Bill Flynn - President, CEO
Yes, so, there are several charter markets. One of our charter markets is of course South America, we've got a pretty good handle on that, and that's bin performing well for us all year long. As you think about the year progressing, there are several potential product launches that are being actively discussed. We were in conversations with quite a number of key freight forwarders that are product launch-specific. But there are quite a number, several large freight forwarders who have large market shares, who do talk to us, and talk to other people in the market and seek to secure capacity as we're coming towards the end of the second quarter, and into the beginning of the third quarter.
So then the science of that, for us, as it is for us to lock down a percentage of our capacity at attractive rates, minimize fuel exposure with our customers, and keep some capacity uncommitted, because we want to get the tenor of the peak as it develops so that we have some pricing opportunity as well. So it's an art and a science, I guess, is the best way to think about it. I think we manage it well, and we feel very good about where we are this year. It's in our framework and it's why we have made some of the capacity decisions we've made.
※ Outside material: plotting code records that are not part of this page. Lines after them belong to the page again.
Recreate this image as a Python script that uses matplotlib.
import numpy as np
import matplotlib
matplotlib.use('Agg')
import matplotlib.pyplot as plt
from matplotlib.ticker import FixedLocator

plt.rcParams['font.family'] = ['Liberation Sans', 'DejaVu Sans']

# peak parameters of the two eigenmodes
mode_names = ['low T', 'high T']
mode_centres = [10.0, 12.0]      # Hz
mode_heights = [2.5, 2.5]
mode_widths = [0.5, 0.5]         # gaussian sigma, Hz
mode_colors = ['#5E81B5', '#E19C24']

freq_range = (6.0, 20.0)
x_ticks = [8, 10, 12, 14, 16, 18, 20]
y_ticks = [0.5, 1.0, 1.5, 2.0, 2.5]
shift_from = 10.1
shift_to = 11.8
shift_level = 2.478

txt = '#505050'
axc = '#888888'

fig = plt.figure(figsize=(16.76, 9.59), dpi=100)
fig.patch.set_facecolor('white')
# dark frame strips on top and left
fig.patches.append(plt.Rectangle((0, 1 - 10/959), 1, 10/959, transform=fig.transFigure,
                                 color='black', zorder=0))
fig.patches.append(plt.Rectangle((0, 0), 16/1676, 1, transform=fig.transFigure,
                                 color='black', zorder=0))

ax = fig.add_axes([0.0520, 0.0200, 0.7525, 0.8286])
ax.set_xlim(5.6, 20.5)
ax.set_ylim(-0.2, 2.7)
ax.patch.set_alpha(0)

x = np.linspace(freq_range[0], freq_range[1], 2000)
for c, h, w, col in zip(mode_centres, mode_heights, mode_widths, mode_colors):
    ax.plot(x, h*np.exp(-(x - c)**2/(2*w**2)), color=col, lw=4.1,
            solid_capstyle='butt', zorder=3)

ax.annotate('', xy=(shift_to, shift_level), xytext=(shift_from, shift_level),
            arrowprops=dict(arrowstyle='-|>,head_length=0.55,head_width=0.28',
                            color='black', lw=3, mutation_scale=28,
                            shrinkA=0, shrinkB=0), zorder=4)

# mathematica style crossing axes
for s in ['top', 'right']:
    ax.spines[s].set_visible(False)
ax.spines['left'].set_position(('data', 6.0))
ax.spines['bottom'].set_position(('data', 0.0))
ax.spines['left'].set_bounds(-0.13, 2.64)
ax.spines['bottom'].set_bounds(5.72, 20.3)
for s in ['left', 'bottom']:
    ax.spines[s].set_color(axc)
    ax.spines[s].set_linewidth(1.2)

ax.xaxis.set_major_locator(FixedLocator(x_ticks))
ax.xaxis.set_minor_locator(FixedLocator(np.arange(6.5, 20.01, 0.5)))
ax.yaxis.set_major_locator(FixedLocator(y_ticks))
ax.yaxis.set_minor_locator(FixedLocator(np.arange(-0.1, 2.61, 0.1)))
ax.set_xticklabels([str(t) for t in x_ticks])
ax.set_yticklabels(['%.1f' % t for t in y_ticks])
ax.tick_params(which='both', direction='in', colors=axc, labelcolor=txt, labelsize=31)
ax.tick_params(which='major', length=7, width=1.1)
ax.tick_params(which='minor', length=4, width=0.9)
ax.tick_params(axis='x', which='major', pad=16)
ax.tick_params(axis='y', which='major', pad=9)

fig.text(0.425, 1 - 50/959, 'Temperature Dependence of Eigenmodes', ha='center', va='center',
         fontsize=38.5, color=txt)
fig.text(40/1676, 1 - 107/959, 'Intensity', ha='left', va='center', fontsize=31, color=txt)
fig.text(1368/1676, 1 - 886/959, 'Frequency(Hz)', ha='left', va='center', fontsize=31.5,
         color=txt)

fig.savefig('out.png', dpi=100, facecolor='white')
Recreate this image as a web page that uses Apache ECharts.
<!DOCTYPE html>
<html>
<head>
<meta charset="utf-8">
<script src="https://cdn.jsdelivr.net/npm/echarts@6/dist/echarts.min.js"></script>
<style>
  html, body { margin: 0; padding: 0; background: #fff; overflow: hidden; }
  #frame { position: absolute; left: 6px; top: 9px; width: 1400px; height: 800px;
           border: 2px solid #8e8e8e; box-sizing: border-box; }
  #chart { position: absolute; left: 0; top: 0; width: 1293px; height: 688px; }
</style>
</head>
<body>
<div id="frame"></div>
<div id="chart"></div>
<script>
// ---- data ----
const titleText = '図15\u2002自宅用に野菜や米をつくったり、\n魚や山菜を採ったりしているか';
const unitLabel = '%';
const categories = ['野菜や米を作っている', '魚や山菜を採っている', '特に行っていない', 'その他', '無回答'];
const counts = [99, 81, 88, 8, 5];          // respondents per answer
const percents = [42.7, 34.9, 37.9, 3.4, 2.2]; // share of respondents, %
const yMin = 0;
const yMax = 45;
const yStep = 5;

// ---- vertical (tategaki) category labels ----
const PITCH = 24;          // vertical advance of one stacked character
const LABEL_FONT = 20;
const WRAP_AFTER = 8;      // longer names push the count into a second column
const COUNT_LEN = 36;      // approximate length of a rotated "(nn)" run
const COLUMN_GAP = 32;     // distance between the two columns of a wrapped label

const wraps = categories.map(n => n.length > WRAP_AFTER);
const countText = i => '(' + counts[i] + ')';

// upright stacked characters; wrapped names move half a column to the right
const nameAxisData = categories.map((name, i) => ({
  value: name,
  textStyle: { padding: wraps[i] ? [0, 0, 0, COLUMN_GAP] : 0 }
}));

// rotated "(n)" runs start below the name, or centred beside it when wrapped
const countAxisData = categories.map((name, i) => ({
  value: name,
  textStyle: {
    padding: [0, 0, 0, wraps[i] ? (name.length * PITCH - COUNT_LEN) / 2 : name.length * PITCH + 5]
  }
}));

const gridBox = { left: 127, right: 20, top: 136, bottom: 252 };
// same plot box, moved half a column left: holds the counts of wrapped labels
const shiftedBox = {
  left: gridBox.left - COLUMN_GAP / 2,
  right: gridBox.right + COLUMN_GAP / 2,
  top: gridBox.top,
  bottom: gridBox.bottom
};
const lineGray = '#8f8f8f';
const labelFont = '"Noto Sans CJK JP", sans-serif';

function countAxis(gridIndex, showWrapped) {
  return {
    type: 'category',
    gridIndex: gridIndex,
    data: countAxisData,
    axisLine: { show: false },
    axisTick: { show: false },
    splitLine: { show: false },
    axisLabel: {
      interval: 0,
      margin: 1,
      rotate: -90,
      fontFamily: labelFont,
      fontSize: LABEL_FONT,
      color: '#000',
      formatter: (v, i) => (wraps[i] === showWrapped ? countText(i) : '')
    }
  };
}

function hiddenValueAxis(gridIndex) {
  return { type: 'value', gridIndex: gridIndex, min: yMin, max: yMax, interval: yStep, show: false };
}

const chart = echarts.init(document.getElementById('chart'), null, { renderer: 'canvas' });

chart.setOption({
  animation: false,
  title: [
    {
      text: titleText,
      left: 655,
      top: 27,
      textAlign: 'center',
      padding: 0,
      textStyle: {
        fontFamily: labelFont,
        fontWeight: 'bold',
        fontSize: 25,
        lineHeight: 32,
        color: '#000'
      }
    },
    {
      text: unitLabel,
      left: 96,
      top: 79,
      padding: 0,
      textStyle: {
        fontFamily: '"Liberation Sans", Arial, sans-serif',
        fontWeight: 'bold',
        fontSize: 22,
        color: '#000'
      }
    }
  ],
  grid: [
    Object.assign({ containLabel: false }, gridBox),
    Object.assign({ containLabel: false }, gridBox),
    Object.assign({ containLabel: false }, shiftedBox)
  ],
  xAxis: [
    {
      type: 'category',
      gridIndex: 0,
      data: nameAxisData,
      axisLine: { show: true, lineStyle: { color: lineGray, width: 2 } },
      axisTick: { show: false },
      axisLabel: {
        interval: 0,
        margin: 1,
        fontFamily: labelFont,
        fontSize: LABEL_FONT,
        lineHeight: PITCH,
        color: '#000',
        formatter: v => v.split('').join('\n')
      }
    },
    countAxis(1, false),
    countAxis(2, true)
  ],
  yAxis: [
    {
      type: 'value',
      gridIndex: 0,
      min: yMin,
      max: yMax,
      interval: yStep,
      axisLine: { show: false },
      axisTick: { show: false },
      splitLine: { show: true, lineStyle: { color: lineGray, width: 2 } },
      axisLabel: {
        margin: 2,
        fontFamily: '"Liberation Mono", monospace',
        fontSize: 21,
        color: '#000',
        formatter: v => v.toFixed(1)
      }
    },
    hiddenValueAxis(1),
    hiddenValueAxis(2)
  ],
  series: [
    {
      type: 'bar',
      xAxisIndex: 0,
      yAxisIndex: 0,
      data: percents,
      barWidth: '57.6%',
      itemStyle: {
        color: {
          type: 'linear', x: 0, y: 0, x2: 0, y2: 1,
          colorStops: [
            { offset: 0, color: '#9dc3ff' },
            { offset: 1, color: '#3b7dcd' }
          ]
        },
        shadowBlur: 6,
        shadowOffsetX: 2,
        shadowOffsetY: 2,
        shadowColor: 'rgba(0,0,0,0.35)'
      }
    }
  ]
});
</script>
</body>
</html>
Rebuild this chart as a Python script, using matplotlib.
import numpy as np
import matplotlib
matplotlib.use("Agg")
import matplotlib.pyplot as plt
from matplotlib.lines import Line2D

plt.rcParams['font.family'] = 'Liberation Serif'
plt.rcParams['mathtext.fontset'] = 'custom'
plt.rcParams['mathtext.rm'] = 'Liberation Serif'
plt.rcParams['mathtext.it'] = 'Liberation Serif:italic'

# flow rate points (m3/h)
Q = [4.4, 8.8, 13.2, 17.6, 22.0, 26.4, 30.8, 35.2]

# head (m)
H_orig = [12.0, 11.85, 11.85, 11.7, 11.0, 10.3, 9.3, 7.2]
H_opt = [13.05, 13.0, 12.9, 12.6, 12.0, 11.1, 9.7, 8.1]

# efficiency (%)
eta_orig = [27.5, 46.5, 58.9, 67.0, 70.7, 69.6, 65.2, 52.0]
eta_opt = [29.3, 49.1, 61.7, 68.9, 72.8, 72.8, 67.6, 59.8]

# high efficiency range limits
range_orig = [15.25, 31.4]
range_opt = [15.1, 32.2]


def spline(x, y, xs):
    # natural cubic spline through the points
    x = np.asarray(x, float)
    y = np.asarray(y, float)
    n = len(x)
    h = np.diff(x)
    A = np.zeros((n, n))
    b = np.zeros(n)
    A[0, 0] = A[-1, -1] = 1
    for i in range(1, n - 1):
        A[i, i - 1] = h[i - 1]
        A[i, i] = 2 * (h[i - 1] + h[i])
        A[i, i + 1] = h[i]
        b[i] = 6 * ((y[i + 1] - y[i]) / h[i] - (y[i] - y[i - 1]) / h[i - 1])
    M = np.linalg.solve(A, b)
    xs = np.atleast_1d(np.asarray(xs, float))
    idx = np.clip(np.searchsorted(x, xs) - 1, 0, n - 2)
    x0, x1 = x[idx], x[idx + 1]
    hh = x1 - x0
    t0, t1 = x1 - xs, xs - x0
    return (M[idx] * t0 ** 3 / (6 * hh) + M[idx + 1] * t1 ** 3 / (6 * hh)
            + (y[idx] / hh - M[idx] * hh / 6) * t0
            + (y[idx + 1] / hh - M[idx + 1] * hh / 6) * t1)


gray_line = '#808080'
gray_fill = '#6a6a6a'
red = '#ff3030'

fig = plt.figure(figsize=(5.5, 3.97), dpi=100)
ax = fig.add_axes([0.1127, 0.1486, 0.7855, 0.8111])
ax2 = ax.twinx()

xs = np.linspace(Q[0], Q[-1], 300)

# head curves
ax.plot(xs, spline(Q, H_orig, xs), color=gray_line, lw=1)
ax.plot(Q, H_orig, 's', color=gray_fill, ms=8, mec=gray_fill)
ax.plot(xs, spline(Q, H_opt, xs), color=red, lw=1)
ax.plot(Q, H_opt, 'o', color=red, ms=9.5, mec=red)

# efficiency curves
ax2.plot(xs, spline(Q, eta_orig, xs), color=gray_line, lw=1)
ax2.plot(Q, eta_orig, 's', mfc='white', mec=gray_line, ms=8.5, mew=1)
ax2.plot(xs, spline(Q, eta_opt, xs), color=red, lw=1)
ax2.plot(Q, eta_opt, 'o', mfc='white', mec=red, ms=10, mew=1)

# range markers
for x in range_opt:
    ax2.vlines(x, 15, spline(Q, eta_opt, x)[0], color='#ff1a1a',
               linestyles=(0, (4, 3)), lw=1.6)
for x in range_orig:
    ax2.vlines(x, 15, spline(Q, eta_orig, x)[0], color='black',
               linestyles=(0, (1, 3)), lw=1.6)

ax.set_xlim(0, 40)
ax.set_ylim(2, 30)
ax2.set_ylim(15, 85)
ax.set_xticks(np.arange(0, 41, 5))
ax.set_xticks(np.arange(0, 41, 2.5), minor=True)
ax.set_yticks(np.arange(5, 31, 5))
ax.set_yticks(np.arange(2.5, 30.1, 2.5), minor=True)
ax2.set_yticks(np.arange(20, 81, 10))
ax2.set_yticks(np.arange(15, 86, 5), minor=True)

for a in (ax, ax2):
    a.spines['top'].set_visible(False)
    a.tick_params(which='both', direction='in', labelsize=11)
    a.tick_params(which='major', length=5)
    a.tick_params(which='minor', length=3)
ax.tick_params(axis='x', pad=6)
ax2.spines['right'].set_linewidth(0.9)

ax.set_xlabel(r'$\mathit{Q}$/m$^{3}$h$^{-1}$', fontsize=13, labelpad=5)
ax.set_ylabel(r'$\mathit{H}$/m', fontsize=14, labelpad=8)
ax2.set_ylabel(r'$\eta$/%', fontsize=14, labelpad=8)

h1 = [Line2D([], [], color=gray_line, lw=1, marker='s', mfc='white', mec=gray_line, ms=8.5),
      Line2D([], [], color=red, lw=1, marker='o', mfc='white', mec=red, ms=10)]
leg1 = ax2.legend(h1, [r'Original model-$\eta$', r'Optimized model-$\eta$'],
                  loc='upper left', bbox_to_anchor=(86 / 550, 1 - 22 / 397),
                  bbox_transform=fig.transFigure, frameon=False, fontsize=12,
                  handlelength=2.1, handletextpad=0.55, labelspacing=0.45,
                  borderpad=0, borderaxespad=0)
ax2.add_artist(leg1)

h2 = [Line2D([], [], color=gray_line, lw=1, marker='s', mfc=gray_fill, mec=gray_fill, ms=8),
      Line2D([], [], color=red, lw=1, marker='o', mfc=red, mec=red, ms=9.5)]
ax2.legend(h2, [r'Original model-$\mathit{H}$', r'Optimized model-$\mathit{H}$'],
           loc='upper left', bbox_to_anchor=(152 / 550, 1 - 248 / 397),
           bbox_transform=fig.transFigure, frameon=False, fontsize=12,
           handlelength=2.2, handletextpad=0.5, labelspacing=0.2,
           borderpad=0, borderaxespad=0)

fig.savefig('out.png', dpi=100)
If we didn't have a good book of commitments, we wouldn't have necessarily bring aircraft back out of the desert, for example.
John Mims - Analyst
Okay. That's really helpful. Thanks for the explanation. I'm jump back into the queue.
Bill Flynn - President, CEO
Thank you.
Spencer Schwartz - EVP, CFO
Thank you John.
Operator
At this time, as there are no further questions in queue, I would turn the call back to the presenters.
Bill Flynn - President, CEO
Okay. Well, thank you Operator. First of all, Spencer and I would like to thank all of you for your interest in Atlas Air Worldwide today. We appreciate your sharing your time with us today, and certainly we look forward to speaking with you again soon. Thanks very much.
Operator
This concludes today's conference call. You may now disconnect.